Sometimes the news reports of the Police Courts of the metropolis give us an indication of how the hearing worked in practice. Most of the cases I’ve looked at over the last 7 months have a cast of characters: the ‘prisoner’/defendant; victim/prosecutor (this can be a police officer in later cases); witnesses (for both sides);members of the legal profession and, of course, the magistrate himself.
The accused had the opportunity to have their case heard before the police court or to go before a jury, but the latter risked a stiffer penalty so many probably opted to take their chances at summary level. I doubt many could afford a counsel so defended themselves. But until this case I wasn’t sure whether the prisoner could actually question the prosecutor or witnesses, or simply make a statement in their defence.
In late November 1845 John Studd Weeding (a ‘young man of respectable appearance’) came before the Guildhall justice in the City accused of stealing silverware from a London hotel.
Mr Radley (the owner of Radley’s Hotel on Bridge Street) testified that Weeding had stayed at his premises on Sunday night and that on the morning he had left, saying he had an appointment at a nearby hairdresser. One of Radley’s staff was concerned because the man had not settled his bill ‘or left any luggage’, so he ‘directed the porter to watch him’.
The porter followed Weeding at a distance and saw him enter a silversmith’s shop. There he sold a silver fork and a dessert spoon, both of which were monogrammed with an ‘N’. When this was reported back to the waiter who had raised the concern, he then undertook a quick inventory of the hotel’s plate, and soon found some items were missing.
At 5 o’clock the prisoner had finished a glass of brandy at the hotel when the waiter approached him and asked him to step ‘in to the counting house’ (presumably the accounts office at Radley’s). Here he accused him of taking one of the hotel’s silver spoons.
Weeding hotly denied this and said he could produce friends who would vouch for his respectability. The waiter said he was satisfied with this and suggested they send someone to fetch them.
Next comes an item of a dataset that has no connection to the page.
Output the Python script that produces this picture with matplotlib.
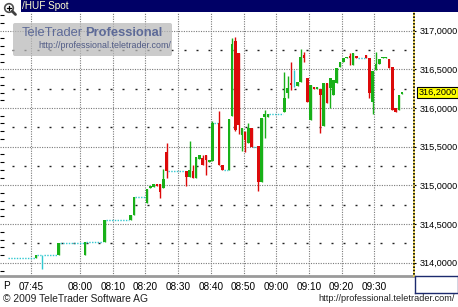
import matplotlib
matplotlib.use("Agg")
import matplotlib.pyplot as plt
import matplotlib.patches as mpatches
import matplotlib.transforms as mtrans
import numpy as np

plt.rcParams['font.family'] = ['Liberation Sans', 'DejaVu Sans']

# ---------------- data ----------------
times = ["07:37", "07:46", "07:48", "07:53", "08:01", "08:07", "08:15", "08:16",
         "08:20", "08:21", "08:22", "08:23", "08:24", "08:25", "08:26", "08:32",
         "08:33", "08:34", "08:35", "08:36", "08:37", "08:38", "08:39", "08:40",
         "08:42", "08:43", "08:45", "08:46", "08:47", "08:48", "08:49", "08:50",
         "08:51", "08:52", "08:54", "08:55", "08:56", "08:57", "09:02", "09:03",
         "09:04", "09:05", "09:06", "09:07", "09:08", "09:09", "09:10", "09:11",
         "09:12", "09:13", "09:14", "09:15", "09:16", "09:17", "09:18", "09:19",
         "09:20", "09:21", "09:22", "09:23", "09:24", "09:27", "09:28", "09:29",
         "09:30", "09:31", "09:32", "09:33", "09:34", "09:35", "09:36", "09:37",
         "09:38"]
opens = [314.06, 314.06, 314.10, 314.10, 314.10, 314.27, 314.55, 314.62,
         314.77, 314.97, 314.98, 315.02, 315.02, 314.97, 315.43, 315.19,
         315.11, 315.19, 315.10, 315.34, 315.35, 315.39, 315.30, 315.32,
         315.81, 315.26, 315.20, 315.90, 316.87, 316.71, 315.65, 315.69,
         315.55, 315.74, 315.51, 315.04, 315.88, 315.88, 315.95, 316.19,
         316.32, 316.29, 316.28, 316.34, 316.68, 316.39, 315.85, 316.27,
         316.25, 316.25, 315.77, 316.32, 316.26, 316.17, 316.32, 316.53,
         316.59, 316.64, 316.66, 316.56, 316.67, 316.68, 316.65, 316.08,
         316.49, 316.57, 316.64, 316.64, 316.63, 316.53, 316.00, 315.97,
         316.18]
highs = [314.06, 314.10, 314.10, 314.26, 314.27, 314.55, 314.62, 314.85,
         314.95, 314.99, 315.02, 315.02, 315.02, 315.21, 315.55, 315.19,
         315.57, 315.26, 315.37, 315.39, 315.39, 315.39, 315.33, 315.83,
         315.96, 315.26, 315.86, 316.90, 316.92, 316.71, 315.74, 315.70,
         315.81, 315.74, 315.51, 315.87, 315.97, 315.92, 316.47, 316.41,
         316.59, 316.49, 316.34, 316.76, 316.72, 316.39, 316.30, 316.27,
         316.27, 316.25, 316.32, 316.32, 316.39, 316.36, 316.52, 316.59,
         316.65, 316.66, 316.71, 316.71, 316.67, 316.68, 316.65, 316.48,
         316.72, 316.63, 316.66, 316.66, 316.63, 316.53, 316.00, 316.17,
         316.20]
lows = [314.06, 314.06, 313.92, 314.10, 314.10, 314.27, 314.55, 314.62,
        314.77, 314.97, 314.98, 314.99, 314.84, 314.97, 315.10, 314.99,
        315.11, 315.10, 315.10, 315.34, 315.26, 315.13, 315.30, 315.32,
        315.26, 315.20, 315.20, 315.90, 315.70, 315.66, 315.44, 315.43,
        315.55, 315.50, 314.93, 315.04, 315.61, 315.88, 315.95, 316.13,
        316.23, 316.27, 316.28, 316.34, 316.59, 316.08, 315.85, 316.25,
        316.25, 315.68, 315.77, 316.06, 316.00, 316.17, 316.32, 316.53,
        316.59, 316.64, 316.56, 316.56, 316.65, 316.65, 316.13, 315.92,
        316.49, 316.57, 316.64, 316.64, 316.52, 315.97, 315.95, 315.97,
        316.18]
closes = [314.06, 314.10, 314.10, 314.26, 314.27, 314.55, 314.62, 314.85,
          314.95, 314.99, 315.02, 314.99, 314.91, 315.08, 315.19, 315.11,
          315.20, 315.10, 315.37, 315.39, 315.26, 315.33, 315.33, 315.81,
          315.26, 315.20, 315.86, 316.83, 315.72, 315.78, 315.74, 315.59,
          315.74, 315.50, 315.04, 315.87, 315.92, 315.92, 316.13, 316.26,
          316.30, 316.29, 316.34, 316.66, 316.65, 316.08, 316.30, 316.25,
          316.27, 316.17, 316.32, 316.06, 316.39, 316.36, 316.52, 316.59,
          316.65, 316.66, 316.65, 316.71, 316.65, 316.65, 316.19, 316.48,
          316.57, 316.63, 316.66, 316.66, 316.52, 315.97, 315.95, 316.17,
          316.20]

x_tick_labels = ["07:45", "08:00", "08:10", "08:20", "08:30", "08:40",
                 "08:50", "09:00", "09:10", "09:20", "09:30"]
y_ticks = [314.0, 314.5, 315.0, 315.5, 316.0, 316.5, 317.0]
last_price = 316.20
title = "/HUF Spot"

# ---------------- helpers ----------------
def tmin(s):
    hh, mm = s.split(":")
    return int(hh) * 60 + int(mm)

W, H = 458, 307
fig = plt.figure(figsize=(W / 100, H / 100), dpi=100)
fig.patch.set_facecolor("white")

PL, PR, PT, PB = 0, 413, 13, 276
ax = fig.add_axes([PL / W, 1 - PB / H, (PR - PL) / W, (PB - PT) / H])
ax.set_facecolor("white")

GREEN = "#18b018"
RED = "#dc0a0a"
CYAN = "#30c8d0"

xs = np.array([tmin(t) + 0.5 for t in times])
o = np.array(opens); h = np.array(highs); l = np.array(lows); c = np.array(closes)

# connectors for gaps (cyan dotted at previous close)
for i in range(1, len(xs)):
    if xs[i] - xs[i - 1] > 1.01:
        ax.hlines(c[i - 1], xs[i - 1] + 0.4, xs[i] - 0.4, colors=CYAN,
                  linestyles=(0, (1, 1)), linewidth=1.0, zorder=3)

cols = [GREEN if cc > oo else (RED if cc < oo else CYAN) for oo, cc in zip(o, c)]
ax.vlines(xs, l, h, colors=cols, linewidth=1.0, zorder=4)
bottoms = np.minimum(o, c)
heights = np.maximum(np.abs(c - o), 0.022)
mask = np.array([col != CYAN for col in cols])
ax.bar(xs[mask], heights[mask], bottom=bottoms[mask], width=0.8,
       color=np.array(cols)[mask], edgecolor='none', zorder=5)

# limits
x0 = tmin("07:45")
ax.set_xlim(x0 - 31 / 3.27, x0 + (413 - 31) / 3.27)
ppu = 77.4
ax.set_ylim(316 - (PB - 108) / ppu, 316 + (108 - PT) / ppu)

xt = [tmin(t) for t in x_tick_labels]
ax.set_xticks(xt)
ax.set_xticklabels(x_tick_labels, fontsize=7.2)
ax.tick_params(axis='x', length=0, pad=4.5, colors='black')

ax.set_yticks(y_ticks)
ax.set_yticklabels([f"{v:.4f}".replace(".", ",") for v in y_ticks], fontsize=6.6)
ax.tick_params(axis='y', which='major', left=False, right=True, labelleft=False,
               labelright=True, length=2.5, width=0.8, direction='out', pad=2.5)
ax.set_yticks(np.arange(313.9, 317.25, 0.1), minor=True)
ax.tick_params(axis='y', which='minor', left=True, right=False, length=3,
               width=0.8, direction='in', color='black')

ax.grid(which='major', color='#7a7a7a', linestyle=(0, (1, 1.2)), linewidth=0.8, zorder=1)
ax.set_axisbelow(True)

# intermediate dashed levels
lo, hi = ax.get_ylim()
levels = [v for v in np.arange(313.75, 317.3, 0.5) if lo < v < hi]
dash_x = np.arange(x0 - 5.5, x0 + 118, 3.75)
for lv in levels:
    ax.plot(dash_x, np.full_like(dash_x, lv), linestyle='none', marker='_',
            markersize=1.6, markeredgewidth=1.0, color='#202020', zorder=1)

for s in ['top', 'left', 'right']:
    ax.spines[s].set_visible(False)
ax.spines['bottom'].set_color('#9a9a9a')
ax.spines['bottom'].set_linewidth(2.0)

# last price label
trans = mtrans.blended_transform_factory(ax.transAxes, ax.transData)
ax.text(1.0 + 5.5 / (PR - PL), last_price, f"{last_price:.4f}".replace(".", ","),
        transform=trans, fontsize=6.6, va='center', ha='left', zorder=20,
        bbox=dict(boxstyle='square,pad=0.12', facecolor='#ffff00',
                  edgecolor='black', linewidth=0.8), clip_on=False)

# ---------------- overlay in pixel coords ----------------
ov = fig.add_axes([0, 0, 1, 1])
ov.set_xlim(0, W); ov.set_ylim(H, 0)
ov.axis('off')
ov.patch.set_visible(False)

# title bar
ov.add_patch(mpatches.Rectangle((21, 0), W - 21, 12, facecolor='#000066', edgecolor='none'))
ov.text(22, 6.3, title, color='#ffffd0', fontsize=7.2, va='center', ha='left')
# magnifier icon
ov.add_patch(mpatches.Circle((9, 8), 4.3, facecolor='white', edgecolor='#505050', linewidth=1.2))
ov.plot([7, 11], [8, 8], color='black', lw=0.9)
ov.plot([9, 9], [6, 10], color='black', lw=0.9)
ov.plot([12.2, 15.5], [11.2, 14.5], color='#404040', lw=2.0, solid_capstyle='round')

# right axis dotted line (yellow/black)
ov.plot([413.5, 413.5], [PT, PB], color='#ffe040', lw=1.2)
ov.plot([413.5, 413.5], [PT, PB], color='black', lw=1.2, linestyle=(0, (1, 1)))
# right panel borders
navy = '#1c2a6e'
ov.plot([414.5, 414.5], [PB, 293], color=navy, lw=1.0)
ov.plot([414.5, 457.5], [PB - 0.5, PB - 0.5], color=navy, lw=1.0)
ov.plot([414.5, 457.5], [293, 293], color=navy, lw=1.0)
ov.plot([457.5, 457.5], [PB, 293], color=navy, lw=1.0)

# axis strip "P"
ov.text(3, 286, "P", fontsize=7.2, va='center', ha='left')

# watermark
ov.add_patch(mpatches.FancyBboxPatch((13, 23), 159, 33,
             boxstyle='round,pad=0,rounding_size=2', facecolor='#b8b8b8',
             edgecolor='none', alpha=0.72, zorder=2))
ov.text(22, 33.5, "TeleTrader", color='#5d6a98', fontsize=9.3, va='center',
        ha='left', zorder=3)
ov.text(85, 33.5, "Professional", color='#5d6a98', fontsize=9.3, va='center',
        ha='left', fontweight='bold', zorder=3)
ov.text(38, 46, "http://professional.teletrader.com/", color='#4f5a85',
        fontsize=6.4, va='center', ha='left', zorder=3)

# footer
ov.text(3, 298.5, "\u00a9 2009 TeleTrader Software AG", fontsize=7.4,
        va='center', ha='left', color='#202020')
ov.text(455, 298.5, "http://professional.teletrader.com/", fontsize=6.6,
        va='center', ha='right', color='#202020')

fig.savefig("out.png", dpi=100, facecolor='white')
At this Weeding backtracked and so the waiter called for a policeman who searched the young man. ‘Not only the spoon, but two silver forks, all marked “Radley’s Hotel”… were found in his possession. There were also three forks, a tablespoon and a dessert spoon, all marked ‘N’…as well as a duplicate for a teaspoon and three silk handkerchiefs, pawned for four shillings’.
The court was told that the police believed the items not belonging to Radley’s had been lifted from the Mount Ephraim Hotel (which was in Tunbridge Wells). The magistrate asked Weeding if he wished to question any of the witnesses, the first time I’ve seen a report of what may well have been standard practice. He didn’t and made no statement either.
The magistrate then told Weeding he was now likely to face further charges from Tunbridge in addition to the one at Radley’s and remanded him in custody so more evidence could be sought.